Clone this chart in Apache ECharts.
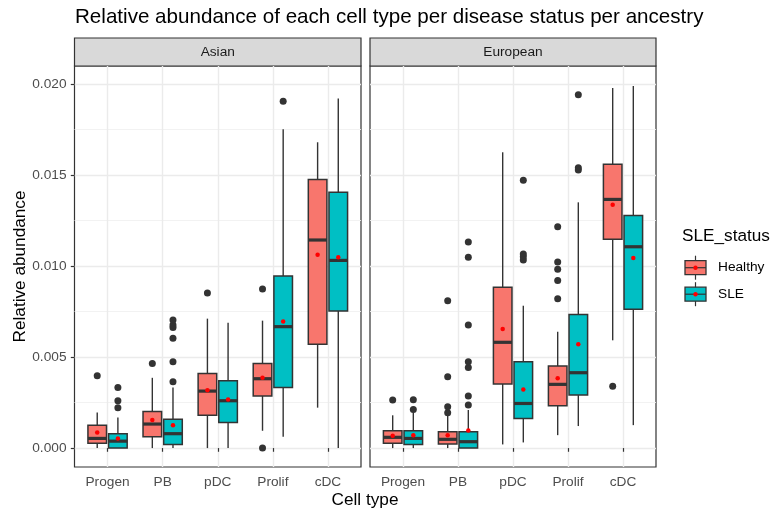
<!DOCTYPE html>
<html><head><meta charset="utf-8">
<script src="https://cdn.jsdelivr.net/npm/echarts@6/dist/echarts.min.js"></script>
<style>html,body{margin:0;padding:0;background:#fff}#c{width:772px;height:513px}</style>
</head><body><div id="c"></div>
<script>
// ---------------- data ----------------
const cellTypes = ['Progen', 'PB', 'pDC', 'Prolif', 'cDC'];
const groups = ['Healthy', 'SLE'];
const ancestries = ['Asian', 'European'];
const yTicks = [0, 0.005, 0.010, 0.015, 0.020];
const yMinorTicks = [0.0025, 0.0075, 0.0125, 0.0175];

// box stats per cell type: [lower whisker, Q1, median, Q3, upper whisker]
const asianHealthyBox = [
  [0.00000, 0.00026, 0.00053, 0.00125, 0.00196],
  [0.00000, 0.00062, 0.00132, 0.00201, 0.00386],
  [0.00000, 0.00180, 0.00313, 0.00410, 0.00711],
  [0.00095, 0.00286, 0.00381, 0.00465, 0.00700],
  [0.00222, 0.00571, 0.01143, 0.01476, 0.01680]
];
const asianHealthyMean = [0.00086, 0.00154, 0.00317, 0.00386, 0.01062];
const asianHealthyOutliers = [[0, 0.00397], [1, 0.00465], [2, 0.00852], [3, 0.00874], [3, 0.00000]];

const asianSLEBox = [
  [0.00000, 0.00000, 0.00038, 0.00079, 0.00168],
  [0.00000, 0.00020, 0.00079, 0.00158, 0.00333],
  [0.00000, 0.00141, 0.00260, 0.00370, 0.00689],
  [0.00062, 0.00333, 0.00667, 0.00945, 0.01751],
  [0.00000, 0.00753, 0.01031, 0.01405, 0.01921]
];
const asianSLEMean = [0.00053, 0.00126, 0.00267, 0.00696, 0.01048];
const asianSLEOutliers = [[0, 0.00333], [0, 0.00260], [0, 0.00222], [1, 0.00364], [1, 0.00474],
  [1, 0.00603], [1, 0.00663], [1, 0.00676], [1, 0.00703], [3, 0.01905]];

const europeanHealthyBox = [
  [0.00000, 0.00026, 0.00059, 0.00095, 0.00180],
  [0.00000, 0.00022, 0.00048, 0.00090, 0.00180],
  [0.00020, 0.00352, 0.00581, 0.00883, 0.01625],
  [0.00071, 0.00233, 0.00350, 0.00451, 0.00639],
  [0.00592, 0.01147, 0.01366, 0.01559, 0.01978]
];
const europeanHealthyMean = [0.00068, 0.00070, 0.00654, 0.00383, 0.01337];
const europeanHealthyOutliers = [[0, 0.00264], [1, 0.00194], [1, 0.00227], [1, 0.00392], [1, 0.00810],
  [3, 0.00821], [3, 0.00921], [3, 0.00982], [3, 0.01022], [3, 0.01216], [4, 0.00339]];

const europeanSLEBox = [
  [0.00000, 0.00020, 0.00053, 0.00095, 0.00196],
  [0.00000, 0.00000, 0.00035, 0.00090, 0.00209],
  [0.00031, 0.00163, 0.00245, 0.00474, 0.00782],
  [0.00121, 0.00291, 0.00414, 0.00734, 0.01350],
  [0.00126, 0.00762, 0.01106, 0.01278, 0.01989]
];
const europeanSLEMean = [0.00070, 0.00097, 0.00322, 0.00570, 0.01044];
const europeanSLEOutliers = [[0, 0.00266], [0, 0.00212], [1, 0.00236], [1, 0.00286], [1, 0.00443],
  [1, 0.00474], [1, 0.00676], [1, 0.01048], [1, 0.01132], [2, 0.01471], [2, 0.01066], [2, 0.01051],
  [2, 0.01033], [3, 0.01941], [3, 0.01540], [3, 0.01527]];

// ---------------- styling / layout ----------------
const COLORS = { Healthy: '#F8766D', SLE: '#00BFC4' };
const OFFSETS = { Healthy: -0.1875, SLE: 0.1875 };
const BOX_W = 0.3375;
const FONT = '"Liberation Sans", Arial, sans-serif';
const DARK = '#333333';
const Y_MIN = -0.00104, Y_MAX = 0.02099;

const panelData = {
  Asian: {
    Healthy: { box: asianHealthyBox, mean: asianHealthyMean, out: asianHealthyOutliers },
    SLE: { box: asianSLEBox, mean: asianSLEMean, out: asianSLEOutliers }
  },
  European: {
    Healthy: { box: europeanHealthyBox, mean: europeanHealthyMean, out: europeanHealthyOutliers },
    SLE: { box: europeanSLEBox, mean: europeanSLEMean, out: europeanSLEOutliers }
  }
};

const grids = [
  { left: 74.5, top: 66, width: 286.5, height: 401 },
  { left: 370, top: 66, width: 286, height: 401 }
];

function boxRender(offset, color) {
  return function (params, api) {
    const x = api.value(0) + 1 + offset;
    const pLow = api.coord([x, api.value(1)]);
    const pQ1 = api.coord([x, api.value(2)]);
    const pMed = api.coord([x, api.value(3)]);
    const pQ3 = api.coord([x, api.value(4)]);
    const pHigh = api.coord([x, api.value(5)]);
    const left = api.coord([x - BOX_W / 2, 0])[0];
    const right = api.coord([x + BOX_W / 2, 0])[0];
    return {
      type: 'group',
      children: [
        { type: 'line', shape: { x1: pLow[0], y1: pLow[1], x2: pQ1[0], y2: pQ1[1] }, style: { stroke: DARK, lineWidth: 1.4 } },
        { type: 'line', shape: { x1: pQ3[0], y1: pQ3[1], x2: pHigh[0], y2: pHigh[1] }, style: { stroke: DARK, lineWidth: 1.4 } },
        { type: 'rect', shape: { x: left, y: pQ3[1], width: right - left, height: pQ1[1] - pQ3[1] },
          style: { fill: color, stroke: DARK, lineWidth: 1.5 } },
        { type: 'line', shape: { x1: left, y1: pMed[1], x2: right, y2: pMed[1] }, style: { stroke: DARK, lineWidth: 3.2 } }
      ]
    };
  };
}

const xAxes = [], yAxes = [], series = [];
ancestries.forEach(function (anc, gi) {
  xAxes.push({
    type: 'value', gridIndex: gi, min: 0.4, max: 5.6,
    axisLine: { show: false },
    axisTick: { show: true, length: 3.7, customValues: [1, 2, 3, 4, 5], lineStyle: { color: DARK, width: 1.2 } },
    axisLabel: { customValues: [1, 2, 3, 4, 5], margin: 8, color: '#4D4D4D', fontSize: 13.7, fontFamily: FONT,
      formatter: function (v) { return cellTypes[Math.round(v) - 1]; } },
    splitLine: { show: true, lineStyle: { color: '#EBEBEB', width: 1.4 } }
  });
});
ancestries.forEach(function (anc, gi) {
  yAxes.push({
    type: 'value', gridIndex: gi, min: Y_MIN, max: Y_MAX,
    name: gi === 0 ? 'Relative abundance' : '',
    nameLocation: 'middle', nameGap: 46,
    nameTextStyle: { fontSize: 17.2, color: '#000', fontFamily: FONT },
    axisLine: { show: false },
    axisTick: { show: gi === 0, length: 3.7, customValues: yTicks, lineStyle: { color: DARK, width: 1.2 } },
    axisLabel: { show: gi === 0, customValues: yTicks, margin: 8, color: '#4D4D4D', fontSize: 13.7, fontFamily: FONT,
      formatter: function (v) { return v.toFixed(3); } },
    splitLine: { show: true, lineStyle: { color: '#EBEBEB', width: 1.4 } }
  });
});
// minor horizontal grid lines
ancestries.forEach(function (anc, gi) {
  yAxes.push({
    type: 'value', gridIndex: gi, min: Y_MIN, max: Y_MAX,
    axisLine: { show: false },
    axisTick: { show: false, customValues: yMinorTicks },
    axisLabel: { show: false, customValues: yMinorTicks },
    splitLine: { show: true, lineStyle: { color: '#F1F1F1', width: 0.9 } }
  });
});

ancestries.forEach(function (anc, gi) {
  groups.forEach(function (grp) {
    const d = panelData[anc][grp];
    series.push({
      type: 'custom', name: grp, xAxisIndex: gi, yAxisIndex: gi, z: 3,
      renderItem: boxRender(OFFSETS[grp], COLORS[grp]),
      data: d.box.map(function (b, i) { return [i].concat(b); }),
      silent: true
    });
    series.push({
      type: 'scatter', xAxisIndex: gi, yAxisIndex: gi, z: 4, symbol: 'circle', symbolSize: 7,
      itemStyle: { color: DARK, opacity: 1 },
      data: d.out.map(function (o) { return [o[0] + 1 + OFFSETS[grp], o[1]]; }),
      silent: true
    });
    series.push({
      type: 'scatter', xAxisIndex: gi, yAxisIndex: gi, z: 5, symbol: 'circle', symbolSize: 4.5,
      itemStyle: { color: '#FF0000', opacity: 1 },
      data: d.mean.map(function (m, i) { return [i + 1 + OFFSETS[grp], m]; }),
      silent: true
    });
  });
});

// strips, title, x-axis title, legend
const graphics = [];
graphics.push({ type: 'text', x: 75, y: 17.7, style: { text: 'Relative abundance of each cell type per disease status per ancestry',
  font: '20.6px ' + FONT, fill: '#000', align: 'left', verticalAlign: 'middle' } });
ancestries.forEach(function (anc, gi) {
  const g = grids[gi];
  graphics.push({ type: 'rect', shape: { x: g.left, y: 38, width: g.width, height: 28 },
    style: { fill: '#D9D9D9', stroke: DARK, lineWidth: 1.2 } });
  graphics.push({ type: 'text', x: g.left + g.width / 2, y: 52.5, style: { text: anc, font: '13.7px ' + FONT,
    fill: '#1A1A1A', align: 'center', verticalAlign: 'middle' } });
});
graphics.push({ type: 'text', x: 365, y: 500.5, style: { text: 'Cell type', font: '17.2px ' + FONT,
  fill: '#000', align: 'center', verticalAlign: 'middle' } });
graphics.push({ type: 'text', x: 682, y: 236.5, style: { text: 'SLE_status', font: '17.2px ' + FONT,
  fill: '#000', align: 'left', verticalAlign: 'middle' } });
groups.forEach(function (grp, i) {
  const cy = 267.7 + i * 26.5;
  const cx = 695.5;
  graphics.push({ type: 'line', shape: { x1: cx, y1: cy - 12, x2: cx, y2: cy + 12 }, style: { stroke: DARK, lineWidth: 1.2 } });
  graphics.push({ type: 'rect', shape: { x: cx - 10.5, y: cy - 7, width: 21, height: 14 },
    style: { fill: COLORS[grp], stroke: DARK, lineWidth: 1.3 } });
  graphics.push({ type: 'line', shape: { x1: cx - 10.5, y1: cy, x2: cx + 10.5, y2: cy }, style: { stroke: DARK, lineWidth: 1.2 } });
  graphics.push({ type: 'circle', shape: { cx: cx, cy: cy, r: 2.2 }, style: { fill: '#FF0000' } });
  graphics.push({ type: 'text', x: 718, y: cy, style: { text: grp, font: '13.7px ' + FONT, fill: '#000',
    align: 'left', verticalAlign: 'middle' } });
});

const chart = echarts.init(document.getElementById('c'), null, { renderer: 'canvas' });
chart.setOption({
  backgroundColor: '#ffffff',
  animation: false,
  textStyle: { fontFamily: FONT },
  grid: grids.map(function (g) {
    return { left: g.left, top: g.top, width: g.width, height: g.height, show: true,
      backgroundColor: '#fff', borderColor: DARK, borderWidth: 1.2, containLabel: false };
  }),
  xAxis: xAxes,
  yAxis: yAxes,
  series: series,
  graphic: { elements: graphics }
});
</script>
</body></html>
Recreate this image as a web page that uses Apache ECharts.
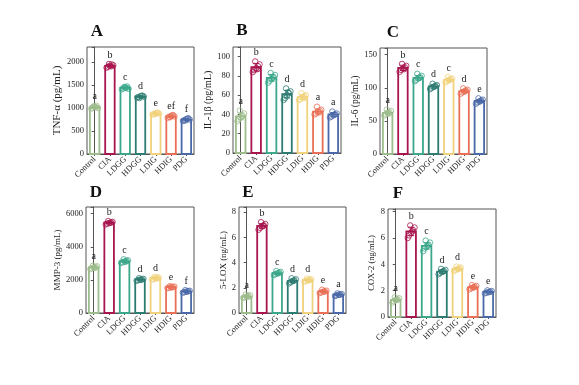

..........

■ **TASK TO COMPLETE**
Each line of the data that includes the word "Apache" counts once; report the total and nothing more.

■ **TASK ANSWER**
2